It's hard to get excited about the quarterbacks in Saturday's Senior Bowl. None of the six in the game is projected to be drafted higher than the second round, although you never know with Jake Locker, the Washington QB who could sneak into the first round if scouts determine he's skilled enough to overcome a senior season that clobbered his draft stock.

FIRST DOWN:

I'll be watching Locker. But I'll also be looking at the defensive backs. The Vikings are desperately undermanned in the secondary. They need two new starters at safety, more depth at cornerback and possibly even another starter at corner.

I'd love to see this team come up with a big-time playmaker at safety while Jared Allen and Kevin Williams are still in their prime up front.

One safety who has stood out this week in Alabama is Oklahoma's Quinton Carter. He looks the part at 6-1, 211 and figures to be a free safety in the NFL. With a good Senior Bowl, Carter is projected as a second-round pick.

If the Vikings take a quarterback in the first round, their second-rounder should be spent on a defensive back or an offensive lineman, I think. If Carter can be a playmaker at safety, he'd certainly fill a hole in the second round.

According to those who know a lot more about the draft than I do, there are a couple of really good safeties, but the depth overall is pretty weak this year.

SECOND DOWN:

I think we'll be blessed with another entertaining Super Bowl next week. A year ago, the Saints upset the Colts. The year before that, Santonio Holmes made that great touchdown catch of an even greater throw from Ben Roethlisberger to beat the Cardinals in an exciting finish. The Giants upset the 18-0 Patriots the year before that. Who can forget David Tyree making that catch by pinning the ball to the top of his helmet as he was falling?

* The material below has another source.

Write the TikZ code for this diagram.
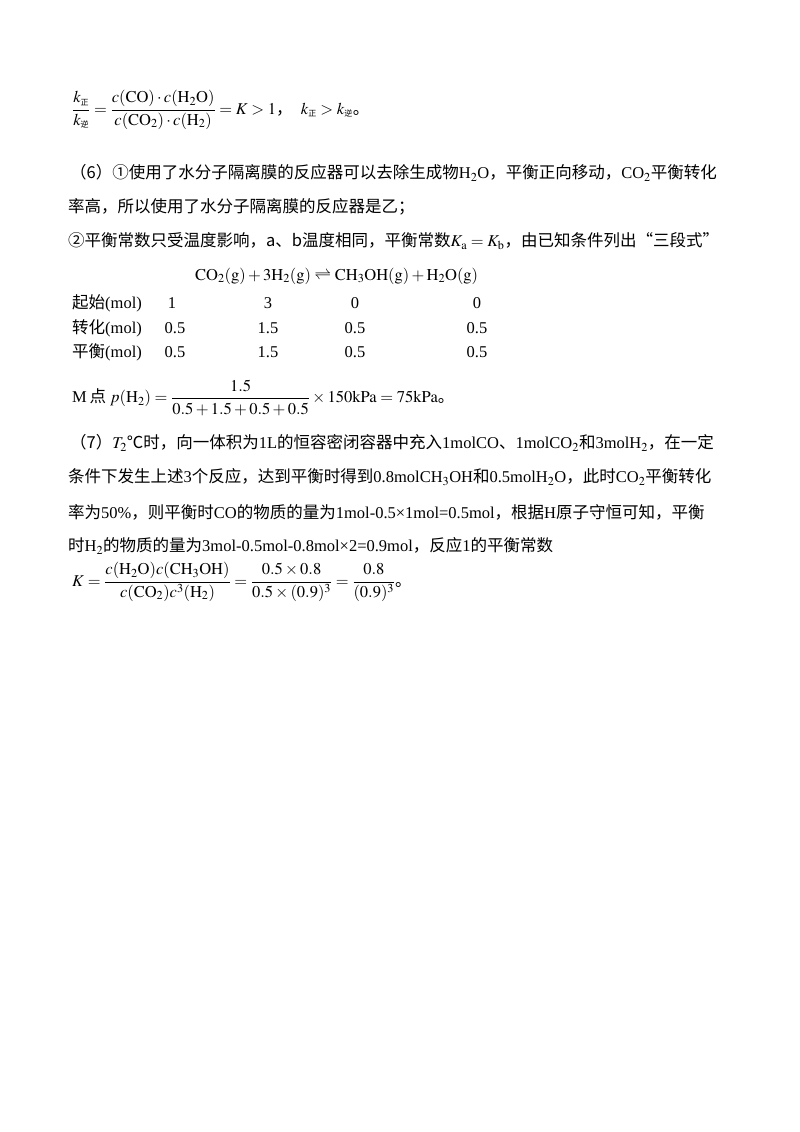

The only thing as good as that individual effort was Eli Manning escaping the pass rush to make the throw.

Remember when the gripe every year was how boring the Super Bowl was? Well, that just hasn't been the case for some time now.

Of all the great Super Bowls we've had, which play is your favorite? There are a lot to choose from, but I'd have to go with Steelers' linebacker James Harrison's 100-yard interception return for a touchdown as time expired in the first half of Super Bowl XLIII.

It was great for so many reasons. The Cardinals were about to score a touchdown right before the half, but Harrison made the pick. Then the return might have been the best return in league history. James just kept running and dodging Cardinals.

By the time he was inside the Cardinals' 10-yard line, the clock had run out. Two Cardinals, including Larry Fitzgerald were close to pushing him out of bounds at the 1, which would have ended the half. But James somehow tumbled into the right corner of the end zone.

Best play I ever saw in a Super Bowl. And there have been many great ones. Best drive was Joe Montana's to beat the Bengals in the closing seconds of Super Bowl XXII.

THIRD DOWN:

Speaking of those Senior Bowl quarterbacks, are there any you like, and would you take a guy in the third round thinking he is going to be your franchise QB? The Browns did that with Colt McCoy last year, and they might end up being right.

There's Colin Kaepernick of Nevada. He's projected for the second round.

Projected third-rounders in the game are Andy Dalton of TCU, Locker and Florida State's Christian Ponder. Iowa's ricky Stanzi is looking like a fourth- or fifth-rounder. And then there's Alabama's Greg McElroy, a sixth- or seventh-rounder.

The one QB I have the strongest feelings on is McElroy. And from what I hear, I wouldn't want to draft him. From all accounts I've seen, he just doesn't have the arm strength to be effective in the NFL. The way the game is played now, a QB needs superior arm strength to compete against modern defenses.

FOURTH DOWN:

So agent Drew Rosenhaus predicts client Plaxico Burress will pull a Vick and leave prison and rejoin the NFL. Burress, the former Giants receiver who ended up in jail on weapons charges after accidently shooting himself in the leg at a New York nightclub, hopes to pick up where he left off, but it probably won't come in New York.

Burress is 33, and it could take him a year to get his legs back under him. Is he worth taking a risk on if the Vikings lose Sidney Rice to free agency?

I probably wouldn't take a chance on him, but the dude sure could play before he ended up in jail. He's due to be released this spring after spending 20 months in jail.